The first I heard of IES was six years ago as a resource room teacher at a middle school. Dr. Brian Bottge, who is now my doctoral adviser, was awarded a NCSER grant to test the effects of Enhanced Anchored Instruction (EAI) on the math performance of middle school students. My school was randomly assigned to the EAI group. The project staff did a good job of teaching us how to implement EAI in our resource rooms. Soon after teaching with the new curriculum, I noticed that my students were much more motivated and engaged than they had been. In fact, they looked like they were actually enjoying math! Posttest scores showed positive results in favor of the new curriculum.

And so this experience as a teacher got you more interested in research?

Yes! The next year I applied to the UK doctoral program. I joined Dr. Bottge’s IES grant team as a research assistant where I learned how classroom-based research is planned and conducted. I had many opportunities to participate in the research experience. In my case, I helped train math and special education teachers, observed classrooms and assessed research fidelity, provided teachers with technical support, assisted in scoring tests, and worked on data entry and analysis. Project leaders also asked me to suggest revisions to the daily lesson plans based on my experiences teaching with EAI the year before.

Can you talk more about your developing research interests related to math education?

After the grant ended and after I finished my doctoral coursework, I went back to teaching in North Carolina, where I taught low performing middle school students in a Title I resource room. I ran my own pilot studies using what I had learned while teaching with EAI as both a research participant and research assistant. To help offset the cost of materials for my first study, I was awarded a $1500 Bright Ideas Grant from the North Carolina’s Electric Cooperatives. Thanks to the company’s generosity, I was able to fully implement all the lesson plans developed by Dr. Bottge’s grant team.

This experience was especially important to me because it was my first try at conducting my own research with a prescribed protocol, which I had learned from working on the IES project. Posttests showed statistically significant improvement of students in the EAI group in both computation and problem solving. Based on these results, the sponsor invited me to participate in a panel discussion in Raleigh, NC. The CEOs of the company attended the event along with policy makers and school administrators from across the state. This whole process, from applying for funding to carrying out the study to reporting the results, helped me make connections between university, classroom, and community.
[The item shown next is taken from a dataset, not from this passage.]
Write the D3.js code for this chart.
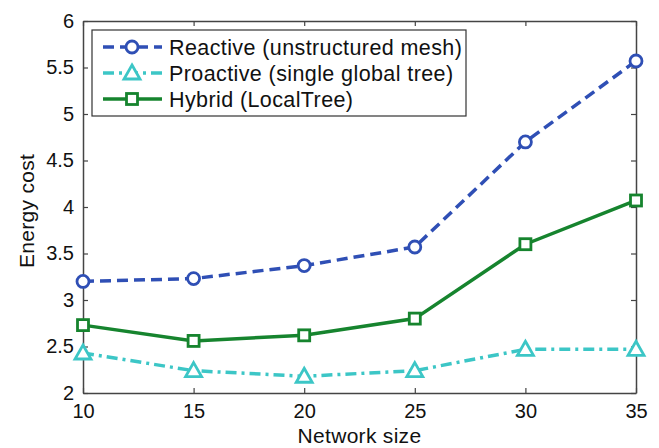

What have been your big takeaways from these experiences?

From the training I received as a study participant, I have become a better teacher.  From working on an IES-funded grant team, I learned a lot about how to conduct classroom-based studies. I am looking forward to designing new instructional methods and testing their effectiveness. Similar to how my students learned math in a hands-on way, I learned research methods by having the opportunity to use them in practice, and for that I am very grateful.